Hands-on: Killzone: Shadowfall
- 13 June, 2013 22:00
|Name||Killzone 4: Shadow Fall|
|Summary:||We didn't get to see too much of Shadowfall - only ten minutes or so - but it was both a solid shooter and a good demonstration of the new controller's abilities.|
|Games Info:||Developer: Guerrilla Games; Publisher: Sony Computer Entertainment|
|Classification:||Not yet rated|
Killzone: Shadowfall takes place seven years after the end of Killzone 3. The Helghast have moved to a new planet, and everything is peaceful. As you can imagine, however, it doesn't last, or you wouldn't get to rock around for a few hours shooting bad guys.
The shooting mechanics in Killzone were solid as they always have been, although we found the controls a bit sensitive - that's likely just a quirk of the demo and not a reflection on the final game. Sensitivity is always adjustable in the final versions of shooters, so we're not worried.
But it's not all about the guns in Shadowfall. There's a new game mechanic that seems to be very important to gameplay, called the OWL drone. The OWL sits on your back until you command it to do something else, and can shield you, stun enemies, shoot out a zipline, or patrol an area for enemies. If it's in this mode, it'll attack any enemies that come into its range.

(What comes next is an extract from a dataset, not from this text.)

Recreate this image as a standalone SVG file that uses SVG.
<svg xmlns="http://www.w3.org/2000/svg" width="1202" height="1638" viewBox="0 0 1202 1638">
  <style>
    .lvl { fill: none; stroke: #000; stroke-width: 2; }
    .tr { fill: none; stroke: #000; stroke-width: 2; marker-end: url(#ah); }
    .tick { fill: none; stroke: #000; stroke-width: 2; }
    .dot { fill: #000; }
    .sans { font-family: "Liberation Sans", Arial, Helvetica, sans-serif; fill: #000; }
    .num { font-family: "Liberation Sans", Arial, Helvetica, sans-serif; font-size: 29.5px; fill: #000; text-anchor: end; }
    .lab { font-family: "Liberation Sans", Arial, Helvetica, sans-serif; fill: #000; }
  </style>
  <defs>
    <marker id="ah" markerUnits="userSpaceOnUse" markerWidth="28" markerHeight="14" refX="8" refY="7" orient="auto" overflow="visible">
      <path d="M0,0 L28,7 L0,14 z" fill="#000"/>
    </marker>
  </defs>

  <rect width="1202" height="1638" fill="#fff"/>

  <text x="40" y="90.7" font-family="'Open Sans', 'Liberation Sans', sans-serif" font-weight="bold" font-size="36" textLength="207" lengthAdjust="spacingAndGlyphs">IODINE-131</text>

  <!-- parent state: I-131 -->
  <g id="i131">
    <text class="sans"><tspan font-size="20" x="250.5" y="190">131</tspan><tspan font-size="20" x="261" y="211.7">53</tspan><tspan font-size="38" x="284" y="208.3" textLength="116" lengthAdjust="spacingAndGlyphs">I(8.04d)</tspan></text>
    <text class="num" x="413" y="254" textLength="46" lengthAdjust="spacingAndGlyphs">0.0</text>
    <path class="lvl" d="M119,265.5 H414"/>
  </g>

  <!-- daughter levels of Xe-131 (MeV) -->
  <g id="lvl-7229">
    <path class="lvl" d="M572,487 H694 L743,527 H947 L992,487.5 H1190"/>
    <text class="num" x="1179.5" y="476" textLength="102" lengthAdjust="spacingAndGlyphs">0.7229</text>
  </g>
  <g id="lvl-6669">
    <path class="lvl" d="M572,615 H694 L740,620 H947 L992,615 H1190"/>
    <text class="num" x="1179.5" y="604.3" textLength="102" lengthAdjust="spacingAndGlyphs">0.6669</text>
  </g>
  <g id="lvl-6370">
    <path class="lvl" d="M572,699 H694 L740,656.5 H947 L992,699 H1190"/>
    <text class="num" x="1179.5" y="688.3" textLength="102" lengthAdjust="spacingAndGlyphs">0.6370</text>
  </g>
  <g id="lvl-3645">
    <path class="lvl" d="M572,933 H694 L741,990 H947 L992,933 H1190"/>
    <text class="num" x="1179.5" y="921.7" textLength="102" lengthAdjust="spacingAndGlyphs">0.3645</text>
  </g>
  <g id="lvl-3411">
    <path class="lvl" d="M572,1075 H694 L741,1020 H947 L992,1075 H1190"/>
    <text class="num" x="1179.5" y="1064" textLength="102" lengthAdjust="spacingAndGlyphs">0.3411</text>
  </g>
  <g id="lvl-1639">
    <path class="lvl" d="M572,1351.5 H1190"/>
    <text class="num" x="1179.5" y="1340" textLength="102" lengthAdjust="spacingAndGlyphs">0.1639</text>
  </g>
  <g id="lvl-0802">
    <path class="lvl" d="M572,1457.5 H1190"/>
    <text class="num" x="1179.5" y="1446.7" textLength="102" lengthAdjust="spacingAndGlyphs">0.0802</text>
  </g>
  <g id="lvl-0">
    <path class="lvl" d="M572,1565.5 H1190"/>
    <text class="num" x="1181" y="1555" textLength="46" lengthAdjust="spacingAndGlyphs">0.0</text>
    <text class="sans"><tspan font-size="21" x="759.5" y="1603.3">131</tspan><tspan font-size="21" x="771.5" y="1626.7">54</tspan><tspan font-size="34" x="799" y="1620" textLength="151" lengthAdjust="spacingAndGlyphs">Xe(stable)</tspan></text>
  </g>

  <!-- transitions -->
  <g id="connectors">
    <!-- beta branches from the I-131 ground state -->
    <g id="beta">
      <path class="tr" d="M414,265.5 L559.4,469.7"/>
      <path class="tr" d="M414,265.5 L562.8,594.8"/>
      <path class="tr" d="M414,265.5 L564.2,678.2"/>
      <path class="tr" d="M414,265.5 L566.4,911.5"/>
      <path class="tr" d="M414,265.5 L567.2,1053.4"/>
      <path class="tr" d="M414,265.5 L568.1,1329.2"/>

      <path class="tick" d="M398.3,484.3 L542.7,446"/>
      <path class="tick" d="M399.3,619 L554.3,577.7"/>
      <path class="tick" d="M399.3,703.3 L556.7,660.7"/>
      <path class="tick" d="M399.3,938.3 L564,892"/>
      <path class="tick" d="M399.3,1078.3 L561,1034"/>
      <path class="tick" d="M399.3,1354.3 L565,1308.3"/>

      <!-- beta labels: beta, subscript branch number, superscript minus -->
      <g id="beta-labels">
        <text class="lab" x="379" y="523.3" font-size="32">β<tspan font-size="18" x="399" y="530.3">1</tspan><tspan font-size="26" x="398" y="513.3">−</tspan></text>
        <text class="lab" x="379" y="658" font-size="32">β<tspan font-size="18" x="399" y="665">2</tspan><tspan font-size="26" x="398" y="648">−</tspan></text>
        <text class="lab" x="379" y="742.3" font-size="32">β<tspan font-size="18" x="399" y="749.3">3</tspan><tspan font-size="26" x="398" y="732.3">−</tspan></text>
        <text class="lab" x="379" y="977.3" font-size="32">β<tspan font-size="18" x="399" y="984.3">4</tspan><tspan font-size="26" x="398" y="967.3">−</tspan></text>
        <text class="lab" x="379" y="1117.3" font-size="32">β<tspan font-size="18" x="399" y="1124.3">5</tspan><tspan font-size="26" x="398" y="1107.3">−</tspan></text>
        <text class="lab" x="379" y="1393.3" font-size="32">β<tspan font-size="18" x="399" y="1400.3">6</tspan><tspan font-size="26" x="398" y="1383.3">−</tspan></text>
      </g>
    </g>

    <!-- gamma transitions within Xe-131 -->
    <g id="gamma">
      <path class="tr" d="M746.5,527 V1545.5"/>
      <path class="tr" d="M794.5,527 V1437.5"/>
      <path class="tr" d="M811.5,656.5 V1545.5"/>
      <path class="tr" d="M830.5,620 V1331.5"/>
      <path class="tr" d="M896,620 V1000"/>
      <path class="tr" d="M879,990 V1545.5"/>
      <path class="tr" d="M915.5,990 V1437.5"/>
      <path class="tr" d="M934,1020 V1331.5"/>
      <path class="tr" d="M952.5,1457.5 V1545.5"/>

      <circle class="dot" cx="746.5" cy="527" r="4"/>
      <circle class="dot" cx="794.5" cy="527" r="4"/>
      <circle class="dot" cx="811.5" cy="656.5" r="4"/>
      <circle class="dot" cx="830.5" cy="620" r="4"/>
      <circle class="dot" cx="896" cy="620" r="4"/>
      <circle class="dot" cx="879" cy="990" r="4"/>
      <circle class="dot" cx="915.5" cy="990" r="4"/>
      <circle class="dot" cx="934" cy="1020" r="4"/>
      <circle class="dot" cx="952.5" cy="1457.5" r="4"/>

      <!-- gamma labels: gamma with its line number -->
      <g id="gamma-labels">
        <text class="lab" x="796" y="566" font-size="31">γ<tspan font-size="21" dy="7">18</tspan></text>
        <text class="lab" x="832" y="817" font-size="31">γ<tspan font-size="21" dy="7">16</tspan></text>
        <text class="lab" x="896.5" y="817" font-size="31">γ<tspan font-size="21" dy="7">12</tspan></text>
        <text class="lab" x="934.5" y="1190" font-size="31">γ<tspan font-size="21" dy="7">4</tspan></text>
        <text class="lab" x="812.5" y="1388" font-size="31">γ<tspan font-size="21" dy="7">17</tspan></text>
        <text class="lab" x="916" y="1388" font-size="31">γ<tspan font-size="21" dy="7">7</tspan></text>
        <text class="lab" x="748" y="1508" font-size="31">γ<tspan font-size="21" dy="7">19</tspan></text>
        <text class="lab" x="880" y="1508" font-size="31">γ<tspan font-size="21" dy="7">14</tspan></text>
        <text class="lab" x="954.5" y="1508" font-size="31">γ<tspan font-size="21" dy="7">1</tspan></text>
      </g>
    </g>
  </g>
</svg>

If you press up on the D-pad, it can also scan a whole area for enemies, which will then have a red outline around them even if they're behind a hill or trees.
Conveniently, the OWL also works as an all-purpose hacking device, so you can turn off any triggered alarms before reinforcements show up. Using its patrolling mode is also a nice distraction - you can attack with the drone, and while the enemies are fighting it, flank or attack from the rear.
The OWL may sound all-powerful, but it can only protect you in a pinch if you're quick. It also has limited health, and when it's damaged it'll fly back into your backpack for a while, until it's regenerated.
If you want to run into an area in Killzone: Shadowfall and start gunning recklessly, you're able to, but it's a tough route to take. Going out in the open to fight backfired pretty badly, and we died a bloody but quick death. Taking a more tactical approach, by picking off enemies one by one and using OWL's abilities strategically, made the fight a lot easier.
Traveling around a map is quite different this time around, as the ziplining mechanic can be used on any and every surface. The only limitation on your zipline is its range, so you can attach to a metal panel, a tree, or the ground with no problems so long as you're close enough. If you really wanted, you could practically glide around Batman: Arkham City style.
There's definitely something to be said for the PS4's graphics. Killzone: Shadowfall is already a vast improvement on Killzone 3 in that regard, and it's still fairly early in its development cycle. However, the incorporation of the controller's touchpad into Shadowfall was a bit odd. To select tasks for your drone like the zipline or the shield, you have to swipe the touchpad in a certain direction. It takes some getting used to, as you have to put a bit of pressure on to get it to register.
We didn't get to see too much of Shadowfall - only ten minutes or so - but it was both a solid shooter and a good demonstration of the new controller's abilities. The OWL drone is a lot of fun to toy with, too. But can Malcom McDowell make a triumphant return, please?